Other KAND families have different KIF1A variants, each of which would in principle require its own allele-selective ASO design. The total population of affected individuals is roughly 600, but the variant heterogeneity means that a given allele-specific ASO addresses a subset of the population. n-Lorem's working assumption is that several variants are common enough across the cohort to support drug development for shared variants, while singletons would each require their own program.

The throughput constraint is the same one the field as a whole faces: small-batch GMP manufacturing capacity, regulatory bandwidth for a growing pipeline of similar but not identical sponsor-investigator INDs, and the philanthropic funding that subsidizes the per-program cost. Each KAND program n-Lorem accepts increases the cumulative safety database for the chemistry class and the route, which makes subsequent programs faster, but the absolute number of programs the Foundation can run per year is bounded.

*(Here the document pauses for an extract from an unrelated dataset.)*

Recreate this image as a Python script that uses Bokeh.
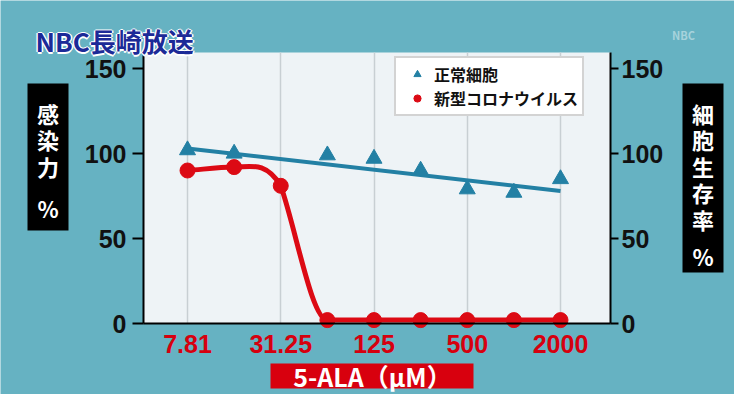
import numpy as np
from bokeh.plotting import figure
from bokeh.models import (Range1d, LinearAxis, FixedTicker, Label, BoxAnnotation,
                          Legend, LegendItem, Grid)
from bokeh.embed import file_html
from bokeh.resources import INLINE

# ---------------- data ----------------
conc = [7.8125, 15.625, 31.25, 62.5, 125, 250, 500, 1000, 2000]   # 5-ALA (uM)
normal_cells = [102, 100, np.nan, 99, 97, 90, 79, 77, 85]        # 細胞生存率 %
virus = [90, 92, 81, 2, 2, 2, 2, 2, 2]                            # 感染力 %
trend_conc = [7.8125, 2000]
trend_normal = [103, 78]
tick_conc = [7.8125, 31.25, 125, 500, 2000]
tick_labels = ["7.81", "31.25", "125", "500", "2000"]
y_ticks = [0, 50, 100, 150]

BLUE = "#2380a4"
RED = "#dc0a14"
BG = "#66b2c2"

W, H = 734, 394
# plot area in canvas pixels
FL, FR, FT, FB = 143, 610, 52, 323
X0PX, STEP = 187, (560 - 187) / 8.0       # pixel of first concentration, px per doubling
PXU = (323 - 68) / 150.0                   # px per % unit


def dx(px):
    return (px - X0PX) / STEP


def dy(py):
    return (FB - py) / PXU


xs = np.log2(np.array(conc) / conc[0])
tick_pos = [int(round(v)) for v in np.log2(np.array(tick_conc) / conc[0])]
trend_x = np.log2(np.array(trend_conc) / conc[0])

# the frame fills the whole canvas; axes are pinned with fixed_location
p = figure(width=W, height=H, output_backend="svg", toolbar_location=None,
           x_range=Range1d(dx(0), dx(W)), y_range=Range1d(dy(H), dy(0)),
           x_axis_location=None, y_axis_location=None,
           min_border_left=0, min_border_right=0,
           min_border_top=0, min_border_bottom=0)
p.border_fill_color = BG
p.background_fill_color = BG
p.outline_line_color = None
for g in p.grid:
    g.visible = False

# plot area background
p.add_layout(BoxAnnotation(left=dx(FL), right=dx(FR), top=dy(FT), bottom=dy(FB),
                           fill_color="#eef3f6", fill_alpha=1, line_color=None,
                           level="underlay"))

xticker = FixedTicker(ticks=tick_pos)
if "cross_bounds" in Grid.properties():
    p.add_layout(Grid(dimension=0, ticker=xticker, grid_line_color="#c8cfd3",
                      grid_line_width=1.5, cross_bounds=(dy(FB), dy(FT))))
else:
    p.segment(x0=tick_pos, x1=tick_pos, y0=[dy(FB)] * len(tick_pos),
              y1=[dy(FT)] * len(tick_pos), line_color="#c8cfd3", line_width=1.5,
              level="underlay")


def style_y(ax, tick_out, standoff):
    ax.ticker = FixedTicker(ticks=y_ticks)
    ax.bounds = (dy(FB), dy(FT))
    ax.axis_line_color = "black"
    ax.axis_line_width = 2
    ax.major_tick_out = tick_out
    ax.major_tick_in = 0
    ax.major_tick_line_width = 2
    ax.minor_tick_line_color = None
    ax.major_label_standoff = standoff
    ax.major_label_text_font = "Liberation Sans"
    ax.major_label_text_font_style = "bold"
    ax.major_label_text_font_size = "25px"
    ax.major_label_text_color = "#111111"


left = LinearAxis(fixed_location=dx(FL))
style_y(left, 11, 6)
p.add_layout(left, "left")
right = LinearAxis(fixed_location=dx(FR))
style_y(right, 8, 3)
p.add_layout(right, "right")

bottom = LinearAxis(ticker=xticker, fixed_location=dy(FB), bounds=(dx(FL), dx(FR)),
                    major_label_overrides={t: l for t, l in zip(tick_pos, tick_labels)})
bottom.axis_line_color = "black"
bottom.axis_line_width = 2
bottom.major_tick_line_color = None
bottom.minor_tick_line_color = None
bottom.major_label_standoff = 5
bottom.major_label_text_font = "Liberation Sans"
bottom.major_label_text_font_style = "bold"
bottom.major_label_text_font_size = "25px"
bottom.major_label_text_color = "#d6000f"
p.add_layout(bottom, "below")

# ---------------- normal cells ----------------
p.line(trend_x, trend_normal, line_color=BLUE, line_width=4)
tri = p.scatter(xs, normal_cells, marker="triangle", size=16, fill_color=BLUE,
                line_color=BLUE)

# ---------------- virus: smooth curve through points ----------------
vy = np.array(virus, dtype=float)
d = np.diff(vy) / np.diff(xs)
n = len(vy)
bx0, by0, bx1, by1, cx0, cy0, cx1, cy1 = ([] for _ in range(8))
for i in range(n - 1):
    h = xs[i + 1] - xs[i]
    if i == 0:
        mo = d[0]
    elif d[i - 1] * d[i] <= 0:
        mo = 0.0
    else:
        mo = d[i]
    j = i + 1
    if j == n - 1:
        mi = d[n - 2]
    elif d[j - 1] * d[j] <= 0:
        mi = 0.0
    else:
        mi = (d[j - 1] + d[j]) / 2
    bx0.append(xs[i]); by0.append(vy[i]); bx1.append(xs[j]); by1.append(vy[j])
    cx0.append(xs[i] + h / 3); cy0.append(vy[i] + mo * h / 3)
    cx1.append(xs[j] - h / 3); cy1.append(vy[j] - mi * h / 3)
p.bezier(x0=bx0, y0=by0, x1=bx1, y1=by1, cx0=cx0, cy0=cy0, cx1=cx1, cy1=cy1,
         line_color=RED, line_width=5, line_cap="round")
circ = p.scatter(xs, virus, marker="circle", size=15, fill_color=RED, line_color=RED)

legend = Legend(items=[LegendItem(label="正常細胞", renderers=[tri]),
                       LegendItem(label="新型コロナウイルス", renderers=[circ])],
                location=(394, H - 116))
legend.label_text_font = "Noto Sans CJK JP"
legend.label_text_font_style = "bold"
legend.label_text_font_size = "16px"
legend.label_text_color = "#111111"
legend.background_fill_color = "white"
legend.background_fill_alpha = 1
legend.border_line_color = "#a8a8a8"
legend.border_line_width = 2
legend.padding = 4
legend.spacing = 0
legend.glyph_width = 34
legend.glyph_height = 18
legend.label_height = 18
legend.label_standoff = 0
p.add_layout(legend)


# ---------------- decorations ----------------
def box(l, r, t, b, color):
    p.add_layout(BoxAnnotation(left=dx(l), right=dx(r), top=dy(t), bottom=dy(b),
                               fill_color=color, fill_alpha=1, line_color=None))


def label(px, py, text, size, color, align="center", font="Noto Sans CJK JP",
          style="bold", xo=0, yo=0):
    p.add_layout(Label(x=dx(px), y=dy(py), text=text, text_align=align,
                       text_baseline="middle", text_font=font,
                       text_font_style=style, text_font_size=size,
                       text_color=color, x_offset=xo, y_offset=yo))


left_title = ["感", "染", "力"]
right_title = ["細", "胞", "生", "存", "率"]
box(27, 68, 83, 230, "black")
for k, ch in enumerate(left_title):
    label(47.5, 112 + 26.5 * k, ch, "22px", "white")
label(47.5, 207, "%", "22px", "white")
box(682, 723, 83, 272, "black")
for k, ch in enumerate(right_title):
    label(702.5, 112 + 26.5 * k, ch, "22px", "white")
label(702.5, 255, "%", "22px", "white")

box(270, 473, 363, 388, "#d8000e")
label(372, 375, "5-ALA（μM）", "25px", "white")

logo = "NBC長崎放送"
for ox, oy in [(-1.5, 0), (1.5, 0), (0, -1.5), (0, 1.5)]:
    label(35, 40, logo, "26px", "white", align="left", xo=ox, yo=oy)
label(35, 40, logo, "26px", "#1c2a97", align="left")
label(683, 34, "NBC", "11px", "#a6d3dc")

open("out.html", "w").write(file_html(p, INLINE))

The other open question is whether the magnitude of Susannah's clinical response will hold over years of continued dosing, and whether earlier intervention in younger children with the same variant produces correspondingly better outcomes. The answers will come from the second, third, and tenth treated individual, not from any single case.

Where this connects

The natural-history infrastructure that makes the KAND program scientifically interpretable is described in Wendy Chung and the natural-history-first model. The institutional model that funded and developed Susannah's drug is described in Stanley Crooke and the n-of-many foundation. The chemistry that made the allele-selective ASO design possible is described in How splice-switching ASOs work, although Susannah's drug uses gapmer chemistry and the RNase H mechanism rather than splice modulation.

Sources

  • KIF1A.org. Foundation history, registry partnership with Chung Lab. https://www.kif1a.org
  • n-Lorem Foundation. Press release: positive clinical observations from n-Lorem-treated KIF1A nano-rare patient published in Nature Medicine. August 2024.
  • Boyle EA, Wong M, Chung WK. KIF1A-related disorder. In: GeneReviews. Updated entry on KAND.
  • Charles River Laboratories Eureka blog. The journey of Susannah's personalized ASO. 2024.
  • Columbia University Irving Medical Center. Columbia doctors use customized drug to treat patient with very rare disease. 2024.
  • Oligonucleotide Therapeutics Society. Personalized ASO provides improvements for a girl with KAND, an ultra-rare disease. 2024.
  • CNBC. This 11-year-old has battled a rare disease for years; a breakthrough drug helped deliver relief. January 2026.
  • Klebe S, Lossos A, Azzedine H, et al. KIF1A missense mutations in SPG30, an autosomal recessive spastic paraplegia: distinct phenotypes according to the nature of the mutations. Eur J Hum Genet. 2012;20(6):645-649. (Earlier characterization of the KIF1A clinical and genetic spectrum.)